By June 19, 2016, the guy who sparkled for Dutch Fork High and Coastal Carolina had taken his place among his generation’s great golfers. About the only thing missing from his résumé was a major championship.
He had opportunities. He had self-inflected woes at the U.S. and British Opens, and he fell victim to another controversial rules decision in the PGA Championship. Then, on Sunday, USGA officials created what Lathrop called “a mass of confusion” with its belated decision to overrule the on-course referee regarding the reason Johnson’s ball moved on the fifth green.
“My heart wasn’t too good when they started talking about (a penalty) on TV,” Whisnant said. “I thought back to Whistling Straits (the PGA) and said, ‘They’re doing it to him again. How can he keep his focus with that hanging over his head?’ But it turned out OK. It’s very satisfying to see him handle the situation like he did and win the golf tournament.”
“Dustin’s always had that calm persona on the golf course,” Lathrop said. “He might be hot inside, but you can’t tell what he’s thinking by his expression. He handled the situation at the PGA and (Sunday) very well.”
No surprise, said Koosa, who predicted Johnson would win after watching his first hole.

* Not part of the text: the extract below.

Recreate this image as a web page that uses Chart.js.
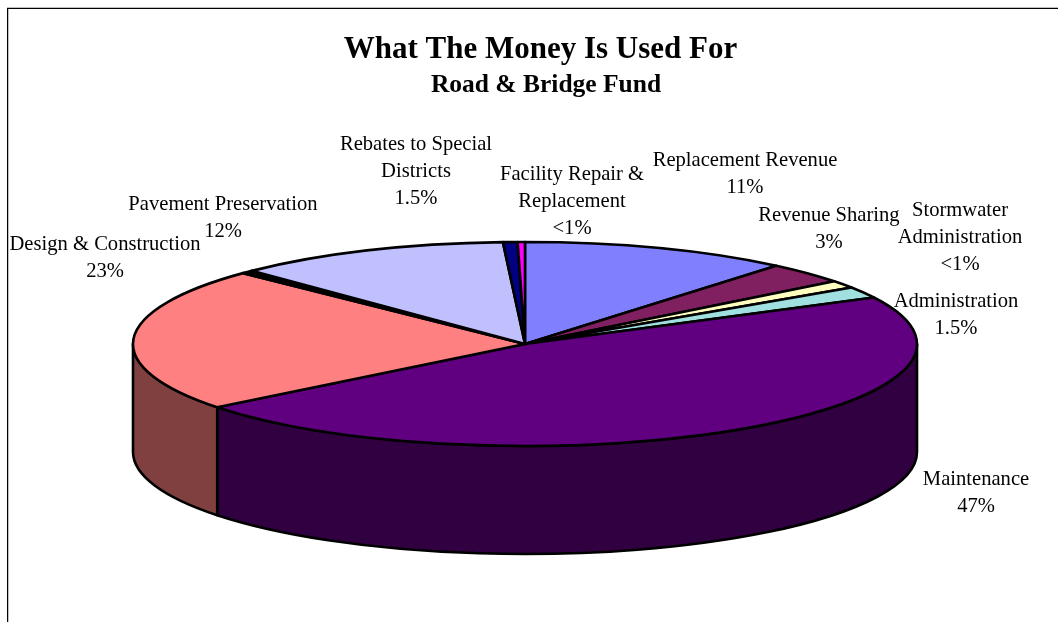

“Dustin had that 6-footer for par on the first hole, and I told (wife) Kris, ‘If he makes that, he’s going to win,’ ” Koosa said. “He made that putt and won the tournament in grand style. On the final hole, I told her, ‘He’s going to hit it up there like this (holding his hands a couple of feet apart).’ She asked how I knew that and I said, ‘That’s just Dustin. He always thinks positively.’ ”
For the local golf community, Johnson’s victory will enable Lathrop and Miller to illustrate to today’s juniors what is possible.
“He is absolutely all for the kids,” Miller said. “He sponsors one of our big events at Hartsville, and his foundation put on a junior tournament at Myrtle Beach this spring that absolutely knocked it out of the park.”
On the course, Koosa predicts the U.S. Open title is just the start of a string of excellence
“He’s going to break loose and dominate,” Koosa said. “I can see him and Jason Day developing a rivalry like Nicklaus and Palmer. I really believe that.”
One reason he believes is Johnson’s toughness. Koosa gave him the nickname “Hickory Nut” years ago, and that’s still what he calls the U.S. Open champion.
“The first year Dustin played in the Masters, he was walking down the fairway in a practice round, and I hollered, ‘Hey, Hickory Nut,’ ” Koosa said. “He did a double-take, came over and gave me a big hug.
“I’m telling you: he’s tough. This is just the start.”